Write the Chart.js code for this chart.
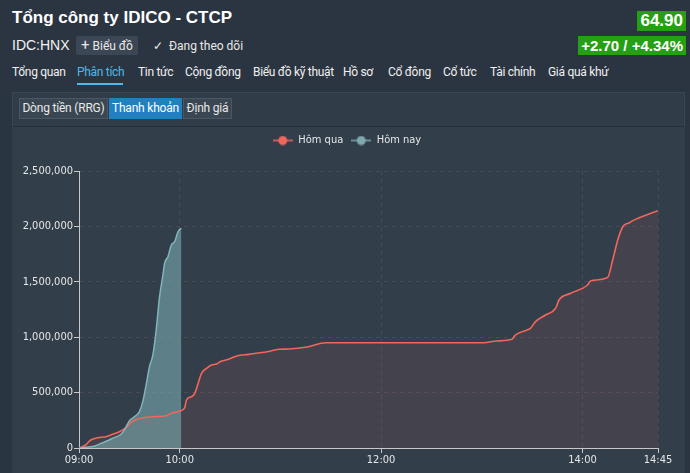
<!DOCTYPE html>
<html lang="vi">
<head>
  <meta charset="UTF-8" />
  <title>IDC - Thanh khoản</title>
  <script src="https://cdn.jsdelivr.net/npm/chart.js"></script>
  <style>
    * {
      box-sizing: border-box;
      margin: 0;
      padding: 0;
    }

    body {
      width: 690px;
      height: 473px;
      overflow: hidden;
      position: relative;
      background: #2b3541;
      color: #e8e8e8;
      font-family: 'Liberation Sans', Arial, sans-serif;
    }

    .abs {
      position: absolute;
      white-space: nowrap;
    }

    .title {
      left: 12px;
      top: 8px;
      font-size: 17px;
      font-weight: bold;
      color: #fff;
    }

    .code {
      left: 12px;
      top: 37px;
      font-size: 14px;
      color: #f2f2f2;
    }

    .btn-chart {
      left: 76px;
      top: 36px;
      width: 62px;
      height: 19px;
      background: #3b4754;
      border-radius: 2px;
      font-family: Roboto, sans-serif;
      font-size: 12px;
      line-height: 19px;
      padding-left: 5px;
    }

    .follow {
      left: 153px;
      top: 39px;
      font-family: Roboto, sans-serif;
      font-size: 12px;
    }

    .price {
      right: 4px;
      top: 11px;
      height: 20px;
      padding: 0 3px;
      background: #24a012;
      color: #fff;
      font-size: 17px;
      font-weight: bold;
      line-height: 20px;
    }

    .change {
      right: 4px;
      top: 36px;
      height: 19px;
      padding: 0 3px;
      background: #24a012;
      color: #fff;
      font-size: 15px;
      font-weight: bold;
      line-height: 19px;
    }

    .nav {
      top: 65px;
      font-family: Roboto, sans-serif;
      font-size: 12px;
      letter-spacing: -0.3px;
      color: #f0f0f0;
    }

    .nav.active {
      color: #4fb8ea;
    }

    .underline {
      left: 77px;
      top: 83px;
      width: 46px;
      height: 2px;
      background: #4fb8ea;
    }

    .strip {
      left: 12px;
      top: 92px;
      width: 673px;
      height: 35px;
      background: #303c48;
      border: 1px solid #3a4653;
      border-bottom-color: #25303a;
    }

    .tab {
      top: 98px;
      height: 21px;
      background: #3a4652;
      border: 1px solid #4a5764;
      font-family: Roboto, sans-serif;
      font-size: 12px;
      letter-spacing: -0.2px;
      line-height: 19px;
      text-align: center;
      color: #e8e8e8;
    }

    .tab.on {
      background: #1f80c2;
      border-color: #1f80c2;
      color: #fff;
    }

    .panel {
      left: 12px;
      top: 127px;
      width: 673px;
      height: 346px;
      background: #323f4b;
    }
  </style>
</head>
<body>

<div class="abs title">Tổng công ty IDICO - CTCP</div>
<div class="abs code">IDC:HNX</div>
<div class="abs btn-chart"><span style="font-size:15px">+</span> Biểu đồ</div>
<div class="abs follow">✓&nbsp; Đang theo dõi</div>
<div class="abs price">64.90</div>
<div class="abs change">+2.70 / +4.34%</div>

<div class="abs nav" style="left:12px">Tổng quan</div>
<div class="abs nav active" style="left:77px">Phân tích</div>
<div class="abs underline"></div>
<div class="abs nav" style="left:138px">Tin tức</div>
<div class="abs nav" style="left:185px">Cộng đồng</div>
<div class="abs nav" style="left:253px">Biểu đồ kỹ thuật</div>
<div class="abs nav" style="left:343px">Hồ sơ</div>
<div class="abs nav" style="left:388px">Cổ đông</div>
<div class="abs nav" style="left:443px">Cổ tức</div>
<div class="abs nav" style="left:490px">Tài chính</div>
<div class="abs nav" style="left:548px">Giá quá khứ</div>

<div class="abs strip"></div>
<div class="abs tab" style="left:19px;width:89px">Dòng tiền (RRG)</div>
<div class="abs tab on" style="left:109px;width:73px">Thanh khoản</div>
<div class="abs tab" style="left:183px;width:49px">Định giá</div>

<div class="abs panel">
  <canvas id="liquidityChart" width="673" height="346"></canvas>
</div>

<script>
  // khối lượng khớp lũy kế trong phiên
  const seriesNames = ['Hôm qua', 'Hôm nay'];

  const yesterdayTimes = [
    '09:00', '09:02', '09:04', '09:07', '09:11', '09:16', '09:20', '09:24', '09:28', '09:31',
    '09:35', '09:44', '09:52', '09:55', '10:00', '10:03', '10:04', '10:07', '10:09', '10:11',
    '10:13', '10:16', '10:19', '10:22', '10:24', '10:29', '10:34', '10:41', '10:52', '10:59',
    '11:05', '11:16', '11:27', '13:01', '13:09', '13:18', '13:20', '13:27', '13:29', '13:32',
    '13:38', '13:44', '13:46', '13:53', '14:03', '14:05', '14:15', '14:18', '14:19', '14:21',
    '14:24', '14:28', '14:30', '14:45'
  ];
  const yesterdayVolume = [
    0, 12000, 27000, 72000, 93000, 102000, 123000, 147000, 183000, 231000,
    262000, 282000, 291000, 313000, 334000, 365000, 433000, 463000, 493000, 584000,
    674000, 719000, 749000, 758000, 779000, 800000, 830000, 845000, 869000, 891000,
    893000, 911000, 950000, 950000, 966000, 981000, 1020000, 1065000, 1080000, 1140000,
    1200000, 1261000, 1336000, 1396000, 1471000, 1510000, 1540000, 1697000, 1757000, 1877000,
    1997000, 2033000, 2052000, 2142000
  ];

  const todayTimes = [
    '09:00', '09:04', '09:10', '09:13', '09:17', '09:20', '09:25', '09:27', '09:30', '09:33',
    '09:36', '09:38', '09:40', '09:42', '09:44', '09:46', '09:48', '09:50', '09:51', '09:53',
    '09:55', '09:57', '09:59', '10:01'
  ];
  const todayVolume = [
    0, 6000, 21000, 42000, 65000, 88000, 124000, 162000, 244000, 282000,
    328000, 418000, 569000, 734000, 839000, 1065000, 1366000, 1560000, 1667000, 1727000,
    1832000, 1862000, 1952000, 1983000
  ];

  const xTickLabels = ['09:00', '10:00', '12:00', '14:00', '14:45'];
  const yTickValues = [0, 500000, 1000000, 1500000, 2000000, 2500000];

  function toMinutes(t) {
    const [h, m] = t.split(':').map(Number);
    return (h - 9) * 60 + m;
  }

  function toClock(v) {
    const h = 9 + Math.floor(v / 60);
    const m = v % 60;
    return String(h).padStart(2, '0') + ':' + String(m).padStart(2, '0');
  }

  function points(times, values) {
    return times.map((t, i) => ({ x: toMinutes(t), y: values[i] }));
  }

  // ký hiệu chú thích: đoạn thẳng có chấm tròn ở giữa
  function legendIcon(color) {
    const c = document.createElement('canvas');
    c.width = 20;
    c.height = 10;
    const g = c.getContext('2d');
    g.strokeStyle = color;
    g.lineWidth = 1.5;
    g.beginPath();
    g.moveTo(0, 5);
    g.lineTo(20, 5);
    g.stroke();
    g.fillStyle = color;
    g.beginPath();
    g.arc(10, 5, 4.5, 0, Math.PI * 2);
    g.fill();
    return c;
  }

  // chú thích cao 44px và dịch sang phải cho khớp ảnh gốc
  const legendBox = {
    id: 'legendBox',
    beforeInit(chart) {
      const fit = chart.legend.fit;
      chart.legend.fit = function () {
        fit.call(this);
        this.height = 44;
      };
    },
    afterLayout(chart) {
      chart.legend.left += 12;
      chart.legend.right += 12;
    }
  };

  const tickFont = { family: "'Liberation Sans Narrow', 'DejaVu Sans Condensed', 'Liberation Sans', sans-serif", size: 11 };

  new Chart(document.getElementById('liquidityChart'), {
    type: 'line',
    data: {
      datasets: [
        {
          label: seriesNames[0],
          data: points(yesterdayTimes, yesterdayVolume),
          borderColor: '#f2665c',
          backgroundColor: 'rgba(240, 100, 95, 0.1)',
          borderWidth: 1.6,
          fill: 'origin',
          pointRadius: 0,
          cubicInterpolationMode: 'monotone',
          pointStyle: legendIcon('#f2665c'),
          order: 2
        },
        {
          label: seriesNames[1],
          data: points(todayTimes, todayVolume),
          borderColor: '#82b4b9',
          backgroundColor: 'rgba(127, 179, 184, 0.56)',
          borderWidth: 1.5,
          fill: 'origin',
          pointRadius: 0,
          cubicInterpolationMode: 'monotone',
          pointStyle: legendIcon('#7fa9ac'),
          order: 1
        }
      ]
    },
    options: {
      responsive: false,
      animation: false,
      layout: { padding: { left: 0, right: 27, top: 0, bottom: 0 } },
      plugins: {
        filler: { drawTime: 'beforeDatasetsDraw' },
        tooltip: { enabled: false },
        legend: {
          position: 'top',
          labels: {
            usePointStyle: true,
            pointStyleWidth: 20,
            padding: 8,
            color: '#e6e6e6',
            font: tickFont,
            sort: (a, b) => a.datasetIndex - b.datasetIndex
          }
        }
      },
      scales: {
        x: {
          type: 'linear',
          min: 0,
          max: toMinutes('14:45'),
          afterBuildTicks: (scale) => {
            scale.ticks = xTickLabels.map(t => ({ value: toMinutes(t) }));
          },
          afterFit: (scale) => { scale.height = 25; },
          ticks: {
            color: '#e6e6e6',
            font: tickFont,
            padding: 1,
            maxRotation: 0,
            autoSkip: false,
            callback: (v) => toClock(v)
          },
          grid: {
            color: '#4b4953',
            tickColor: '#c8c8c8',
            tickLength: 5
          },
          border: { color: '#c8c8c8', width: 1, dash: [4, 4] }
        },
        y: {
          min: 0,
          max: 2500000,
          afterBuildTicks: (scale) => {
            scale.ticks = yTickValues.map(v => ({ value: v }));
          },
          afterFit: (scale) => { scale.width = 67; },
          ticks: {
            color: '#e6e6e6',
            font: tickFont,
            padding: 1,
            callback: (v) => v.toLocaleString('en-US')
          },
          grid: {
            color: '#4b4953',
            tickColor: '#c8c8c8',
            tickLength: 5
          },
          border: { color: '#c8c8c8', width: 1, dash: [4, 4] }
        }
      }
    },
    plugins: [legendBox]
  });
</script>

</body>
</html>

= Written instruction =
Copy every single line of the material above that holds "this".

= Output below =
Write the Chart.js code for this chart.
        fit.call(this);
        this.height = 44;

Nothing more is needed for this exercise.